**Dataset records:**
○ ○ ○ ○ ○

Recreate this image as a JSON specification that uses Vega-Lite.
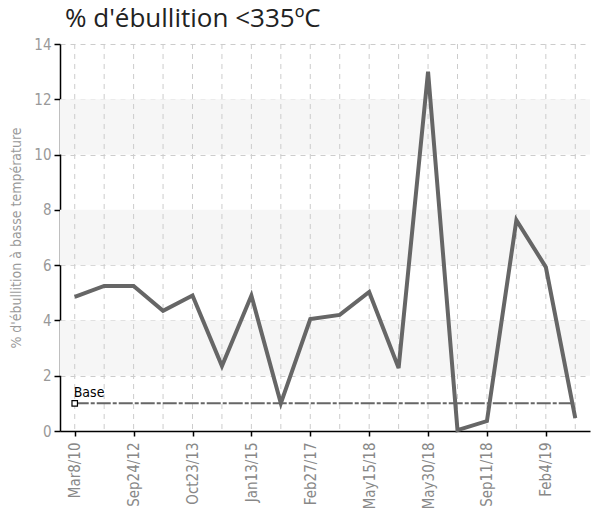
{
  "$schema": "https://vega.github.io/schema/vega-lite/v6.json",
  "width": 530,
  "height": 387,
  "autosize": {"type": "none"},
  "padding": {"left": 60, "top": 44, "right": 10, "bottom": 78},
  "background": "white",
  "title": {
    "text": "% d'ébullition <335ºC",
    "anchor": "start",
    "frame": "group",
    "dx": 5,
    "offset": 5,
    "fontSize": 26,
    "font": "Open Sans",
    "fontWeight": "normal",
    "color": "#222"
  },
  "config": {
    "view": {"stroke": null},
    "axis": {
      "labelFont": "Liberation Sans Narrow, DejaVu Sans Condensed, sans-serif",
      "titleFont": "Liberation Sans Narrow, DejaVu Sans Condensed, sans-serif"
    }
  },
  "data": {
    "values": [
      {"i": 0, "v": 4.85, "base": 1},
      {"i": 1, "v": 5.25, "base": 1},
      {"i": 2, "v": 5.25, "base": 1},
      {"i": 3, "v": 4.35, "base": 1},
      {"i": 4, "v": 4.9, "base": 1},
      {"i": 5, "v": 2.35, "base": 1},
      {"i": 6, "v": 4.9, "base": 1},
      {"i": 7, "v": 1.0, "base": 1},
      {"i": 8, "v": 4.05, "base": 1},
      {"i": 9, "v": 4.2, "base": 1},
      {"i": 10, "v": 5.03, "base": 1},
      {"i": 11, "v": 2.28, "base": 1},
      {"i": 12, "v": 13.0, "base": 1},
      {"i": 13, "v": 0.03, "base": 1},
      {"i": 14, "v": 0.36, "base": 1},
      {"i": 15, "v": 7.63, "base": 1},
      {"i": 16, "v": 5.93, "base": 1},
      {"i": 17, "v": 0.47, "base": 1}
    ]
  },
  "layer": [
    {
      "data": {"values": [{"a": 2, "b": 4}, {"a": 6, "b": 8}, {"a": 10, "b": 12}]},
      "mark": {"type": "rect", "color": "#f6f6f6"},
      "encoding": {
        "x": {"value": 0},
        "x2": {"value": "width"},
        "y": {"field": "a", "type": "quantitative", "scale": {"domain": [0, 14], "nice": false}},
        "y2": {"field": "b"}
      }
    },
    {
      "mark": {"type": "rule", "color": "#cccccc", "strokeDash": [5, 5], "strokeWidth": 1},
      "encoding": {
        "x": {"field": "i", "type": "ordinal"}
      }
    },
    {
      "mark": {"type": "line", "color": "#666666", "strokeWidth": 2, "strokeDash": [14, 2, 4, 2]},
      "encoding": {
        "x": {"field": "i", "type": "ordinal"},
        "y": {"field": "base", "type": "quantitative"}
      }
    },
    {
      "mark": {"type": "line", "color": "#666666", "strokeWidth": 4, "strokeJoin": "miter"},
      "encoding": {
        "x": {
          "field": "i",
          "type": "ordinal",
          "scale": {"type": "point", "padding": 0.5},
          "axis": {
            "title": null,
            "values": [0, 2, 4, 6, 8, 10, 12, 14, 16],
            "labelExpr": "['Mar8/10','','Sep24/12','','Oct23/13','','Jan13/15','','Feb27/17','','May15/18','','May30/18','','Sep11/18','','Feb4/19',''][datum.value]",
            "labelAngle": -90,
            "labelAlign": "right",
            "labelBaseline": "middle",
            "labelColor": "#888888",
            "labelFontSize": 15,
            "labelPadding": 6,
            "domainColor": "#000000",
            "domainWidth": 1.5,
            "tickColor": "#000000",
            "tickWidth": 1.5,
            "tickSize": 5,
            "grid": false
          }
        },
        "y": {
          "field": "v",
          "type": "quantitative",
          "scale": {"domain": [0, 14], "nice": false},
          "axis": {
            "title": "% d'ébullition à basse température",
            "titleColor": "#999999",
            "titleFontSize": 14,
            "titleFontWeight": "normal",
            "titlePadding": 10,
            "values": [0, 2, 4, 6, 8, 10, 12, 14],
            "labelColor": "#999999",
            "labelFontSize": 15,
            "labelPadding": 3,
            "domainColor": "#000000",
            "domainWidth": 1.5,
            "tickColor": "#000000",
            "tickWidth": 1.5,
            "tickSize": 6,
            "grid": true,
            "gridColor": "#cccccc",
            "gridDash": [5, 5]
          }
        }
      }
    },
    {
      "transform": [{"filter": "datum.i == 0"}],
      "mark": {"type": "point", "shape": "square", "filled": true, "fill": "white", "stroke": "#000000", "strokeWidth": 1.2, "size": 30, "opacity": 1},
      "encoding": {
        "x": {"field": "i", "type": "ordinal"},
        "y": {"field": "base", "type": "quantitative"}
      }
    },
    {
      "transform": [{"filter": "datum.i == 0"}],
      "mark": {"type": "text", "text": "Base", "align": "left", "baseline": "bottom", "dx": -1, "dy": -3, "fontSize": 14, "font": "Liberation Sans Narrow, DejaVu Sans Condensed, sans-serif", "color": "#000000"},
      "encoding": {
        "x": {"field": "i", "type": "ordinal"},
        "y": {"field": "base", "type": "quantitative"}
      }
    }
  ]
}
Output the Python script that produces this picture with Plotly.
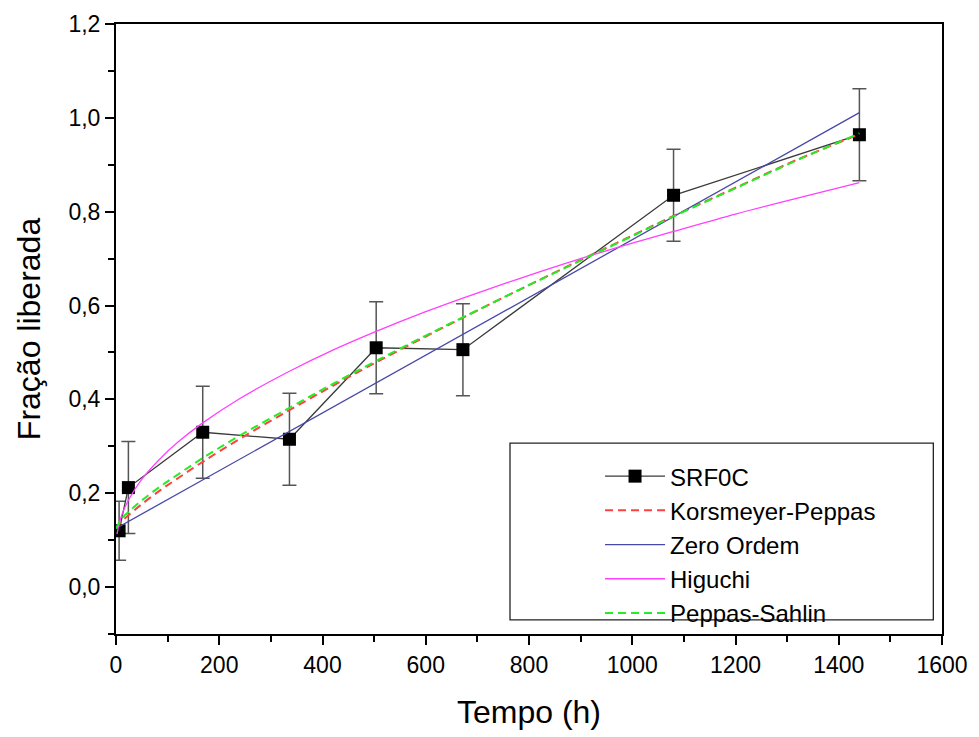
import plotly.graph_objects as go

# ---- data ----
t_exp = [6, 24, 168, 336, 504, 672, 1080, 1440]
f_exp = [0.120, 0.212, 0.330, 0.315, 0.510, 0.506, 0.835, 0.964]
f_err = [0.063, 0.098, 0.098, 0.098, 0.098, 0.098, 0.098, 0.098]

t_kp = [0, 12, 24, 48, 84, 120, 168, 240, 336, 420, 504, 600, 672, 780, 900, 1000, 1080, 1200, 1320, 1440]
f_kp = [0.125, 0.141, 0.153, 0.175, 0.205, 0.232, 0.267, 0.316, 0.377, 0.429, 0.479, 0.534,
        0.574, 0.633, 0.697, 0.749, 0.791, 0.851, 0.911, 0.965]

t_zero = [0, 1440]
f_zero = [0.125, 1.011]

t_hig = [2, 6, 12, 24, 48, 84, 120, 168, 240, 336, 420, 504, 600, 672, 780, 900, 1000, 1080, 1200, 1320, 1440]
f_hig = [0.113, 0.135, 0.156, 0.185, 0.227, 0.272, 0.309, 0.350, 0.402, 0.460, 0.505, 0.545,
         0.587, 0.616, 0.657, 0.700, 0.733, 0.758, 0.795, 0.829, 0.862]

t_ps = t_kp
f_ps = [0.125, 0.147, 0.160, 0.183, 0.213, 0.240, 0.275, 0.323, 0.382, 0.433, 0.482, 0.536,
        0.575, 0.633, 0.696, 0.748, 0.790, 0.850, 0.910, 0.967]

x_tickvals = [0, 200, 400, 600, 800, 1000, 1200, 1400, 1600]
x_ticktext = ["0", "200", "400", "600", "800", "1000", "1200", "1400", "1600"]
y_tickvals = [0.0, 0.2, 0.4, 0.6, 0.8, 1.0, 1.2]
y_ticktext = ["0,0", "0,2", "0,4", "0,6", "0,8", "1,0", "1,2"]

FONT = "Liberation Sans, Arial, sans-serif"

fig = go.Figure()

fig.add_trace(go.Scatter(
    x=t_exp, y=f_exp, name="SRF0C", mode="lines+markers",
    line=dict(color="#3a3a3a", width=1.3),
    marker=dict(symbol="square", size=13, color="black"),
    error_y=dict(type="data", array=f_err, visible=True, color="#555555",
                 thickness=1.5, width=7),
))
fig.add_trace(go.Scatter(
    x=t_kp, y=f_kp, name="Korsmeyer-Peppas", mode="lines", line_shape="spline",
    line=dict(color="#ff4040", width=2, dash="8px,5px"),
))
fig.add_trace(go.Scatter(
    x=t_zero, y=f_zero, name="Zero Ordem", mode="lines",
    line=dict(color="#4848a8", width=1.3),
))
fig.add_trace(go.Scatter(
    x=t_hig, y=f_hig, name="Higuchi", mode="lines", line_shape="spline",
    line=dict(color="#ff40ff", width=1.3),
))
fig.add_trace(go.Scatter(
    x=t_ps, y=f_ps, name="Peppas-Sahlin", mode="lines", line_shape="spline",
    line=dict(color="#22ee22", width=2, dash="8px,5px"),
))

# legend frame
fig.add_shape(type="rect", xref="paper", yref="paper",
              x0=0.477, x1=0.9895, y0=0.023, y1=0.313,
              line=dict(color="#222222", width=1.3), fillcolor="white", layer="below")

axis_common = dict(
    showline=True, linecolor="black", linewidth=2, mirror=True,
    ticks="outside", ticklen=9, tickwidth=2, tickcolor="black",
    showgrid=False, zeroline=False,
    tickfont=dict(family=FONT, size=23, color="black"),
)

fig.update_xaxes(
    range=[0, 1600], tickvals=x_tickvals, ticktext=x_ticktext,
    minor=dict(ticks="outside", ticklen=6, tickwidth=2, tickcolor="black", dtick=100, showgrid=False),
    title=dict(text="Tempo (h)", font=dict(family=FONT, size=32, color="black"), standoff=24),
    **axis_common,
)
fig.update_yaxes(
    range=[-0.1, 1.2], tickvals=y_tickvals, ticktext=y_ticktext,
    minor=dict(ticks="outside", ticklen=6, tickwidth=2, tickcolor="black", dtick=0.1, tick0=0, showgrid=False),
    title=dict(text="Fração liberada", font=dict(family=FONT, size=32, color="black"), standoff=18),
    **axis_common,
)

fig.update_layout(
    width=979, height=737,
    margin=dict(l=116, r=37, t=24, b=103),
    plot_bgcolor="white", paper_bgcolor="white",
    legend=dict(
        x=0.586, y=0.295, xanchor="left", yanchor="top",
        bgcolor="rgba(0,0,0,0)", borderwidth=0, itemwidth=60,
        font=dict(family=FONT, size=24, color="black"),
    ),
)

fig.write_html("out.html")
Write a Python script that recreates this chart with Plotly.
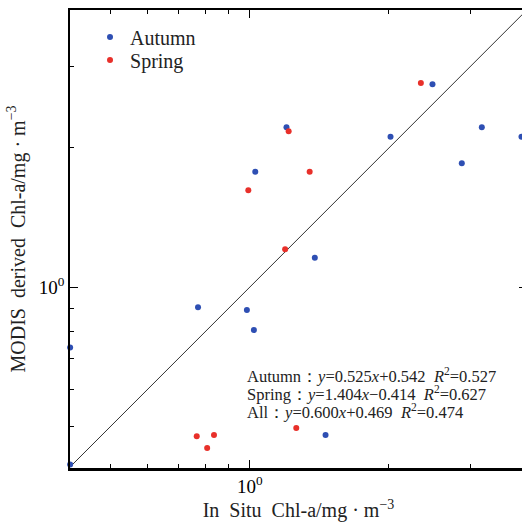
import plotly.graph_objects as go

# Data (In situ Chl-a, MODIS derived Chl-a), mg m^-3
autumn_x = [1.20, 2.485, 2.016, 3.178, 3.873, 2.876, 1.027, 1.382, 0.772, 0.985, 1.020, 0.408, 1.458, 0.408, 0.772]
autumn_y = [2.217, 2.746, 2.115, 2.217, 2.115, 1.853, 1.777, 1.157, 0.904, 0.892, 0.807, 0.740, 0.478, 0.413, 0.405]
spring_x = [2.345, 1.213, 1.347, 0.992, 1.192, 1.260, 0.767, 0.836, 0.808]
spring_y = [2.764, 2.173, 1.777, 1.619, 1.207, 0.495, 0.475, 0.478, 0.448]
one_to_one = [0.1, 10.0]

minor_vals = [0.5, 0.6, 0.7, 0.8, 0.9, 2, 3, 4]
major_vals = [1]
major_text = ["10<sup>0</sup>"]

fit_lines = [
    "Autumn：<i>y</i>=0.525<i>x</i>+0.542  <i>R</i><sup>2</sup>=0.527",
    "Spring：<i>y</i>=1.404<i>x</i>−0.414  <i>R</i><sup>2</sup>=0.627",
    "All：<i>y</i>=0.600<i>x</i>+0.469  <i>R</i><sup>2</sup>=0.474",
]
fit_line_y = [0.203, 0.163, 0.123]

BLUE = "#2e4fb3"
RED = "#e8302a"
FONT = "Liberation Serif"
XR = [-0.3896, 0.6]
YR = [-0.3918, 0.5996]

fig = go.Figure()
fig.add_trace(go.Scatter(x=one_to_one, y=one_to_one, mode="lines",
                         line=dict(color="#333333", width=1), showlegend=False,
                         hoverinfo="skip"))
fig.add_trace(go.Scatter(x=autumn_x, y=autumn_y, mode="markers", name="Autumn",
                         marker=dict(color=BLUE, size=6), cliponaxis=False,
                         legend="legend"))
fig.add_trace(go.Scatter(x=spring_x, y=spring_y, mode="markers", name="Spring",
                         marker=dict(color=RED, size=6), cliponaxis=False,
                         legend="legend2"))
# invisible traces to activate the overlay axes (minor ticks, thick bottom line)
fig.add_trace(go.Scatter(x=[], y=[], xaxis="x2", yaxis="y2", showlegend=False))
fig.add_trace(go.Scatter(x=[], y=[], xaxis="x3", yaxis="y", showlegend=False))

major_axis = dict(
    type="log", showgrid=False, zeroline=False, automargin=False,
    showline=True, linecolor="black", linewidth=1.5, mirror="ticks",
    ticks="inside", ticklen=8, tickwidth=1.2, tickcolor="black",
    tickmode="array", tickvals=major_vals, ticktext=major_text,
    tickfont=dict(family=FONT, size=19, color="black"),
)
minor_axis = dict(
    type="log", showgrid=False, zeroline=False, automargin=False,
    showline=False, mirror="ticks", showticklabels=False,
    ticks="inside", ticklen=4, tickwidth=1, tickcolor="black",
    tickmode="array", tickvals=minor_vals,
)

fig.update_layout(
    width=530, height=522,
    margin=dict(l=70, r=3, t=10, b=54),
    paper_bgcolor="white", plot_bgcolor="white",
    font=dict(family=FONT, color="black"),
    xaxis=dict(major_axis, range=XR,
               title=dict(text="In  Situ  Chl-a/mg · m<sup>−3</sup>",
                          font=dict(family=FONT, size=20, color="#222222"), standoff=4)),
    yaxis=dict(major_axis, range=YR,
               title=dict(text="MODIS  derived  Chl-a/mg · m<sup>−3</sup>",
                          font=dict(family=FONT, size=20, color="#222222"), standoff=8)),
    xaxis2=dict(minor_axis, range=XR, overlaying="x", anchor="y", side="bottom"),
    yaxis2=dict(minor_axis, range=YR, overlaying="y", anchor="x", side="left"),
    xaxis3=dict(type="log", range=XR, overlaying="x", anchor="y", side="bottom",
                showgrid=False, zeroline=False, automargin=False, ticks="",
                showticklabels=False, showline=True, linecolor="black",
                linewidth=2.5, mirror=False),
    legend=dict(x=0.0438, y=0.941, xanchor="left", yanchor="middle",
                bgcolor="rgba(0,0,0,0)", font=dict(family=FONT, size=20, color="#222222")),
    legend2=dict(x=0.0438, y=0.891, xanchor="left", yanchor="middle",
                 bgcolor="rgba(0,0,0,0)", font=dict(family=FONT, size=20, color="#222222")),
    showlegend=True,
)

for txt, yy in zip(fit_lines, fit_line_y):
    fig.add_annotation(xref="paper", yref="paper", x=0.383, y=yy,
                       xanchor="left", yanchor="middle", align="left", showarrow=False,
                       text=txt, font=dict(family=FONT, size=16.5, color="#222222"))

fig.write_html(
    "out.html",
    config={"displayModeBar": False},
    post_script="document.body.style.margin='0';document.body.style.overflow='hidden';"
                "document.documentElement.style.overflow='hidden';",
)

○ ○ ○ ○ ○

**TASK INSTRUCTIONS:**
From the entries above, copy exactly the lines starting at the one with "Output the Python" and stopping at the one with "0.575, 0.633, 0.696, 0.748, 0.790, 0.850, 0.910, 0.967]", keeping both ends. Drop the pictures.

**ANSWER TO THE PROBLEM:**
Output the Python script that produces this picture with Plotly.
import plotly.graph_objects as go

# ---- data ----
t_exp = [6, 24, 168, 336, 504, 672, 1080, 1440]
f_exp = [0.120, 0.212, 0.330, 0.315, 0.510, 0.506, 0.835, 0.964]
f_err = [0.063, 0.098, 0.098, 0.098, 0.098, 0.098, 0.098, 0.098]

t_kp = [0, 12, 24, 48, 84, 120, 168, 240, 336, 420, 504, 600, 672, 780, 900, 1000, 1080, 1200, 1320, 1440]
f_kp = [0.125, 0.141, 0.153, 0.175, 0.205, 0.232, 0.267, 0.316, 0.377, 0.429, 0.479, 0.534,
        0.574, 0.633, 0.697, 0.749, 0.791, 0.851, 0.911, 0.965]

t_zero = [0, 1440]
f_zero = [0.125, 1.011]

t_hig = [2, 6, 12, 24, 48, 84, 120, 168, 240, 336, 420, 504, 600, 672, 780, 900, 1000, 1080, 1200, 1320, 1440]
f_hig = [0.113, 0.135, 0.156, 0.185, 0.227, 0.272, 0.309, 0.350, 0.402, 0.460, 0.505, 0.545,
         0.587, 0.616, 0.657, 0.700, 0.733, 0.758, 0.795, 0.829, 0.862]

t_ps = t_kp
f_ps = [0.125, 0.147, 0.160, 0.183, 0.213, 0.240, 0.275, 0.323, 0.382, 0.433, 0.482, 0.536,
        0.575, 0.633, 0.696, 0.748, 0.790, 0.850, 0.910, 0.967]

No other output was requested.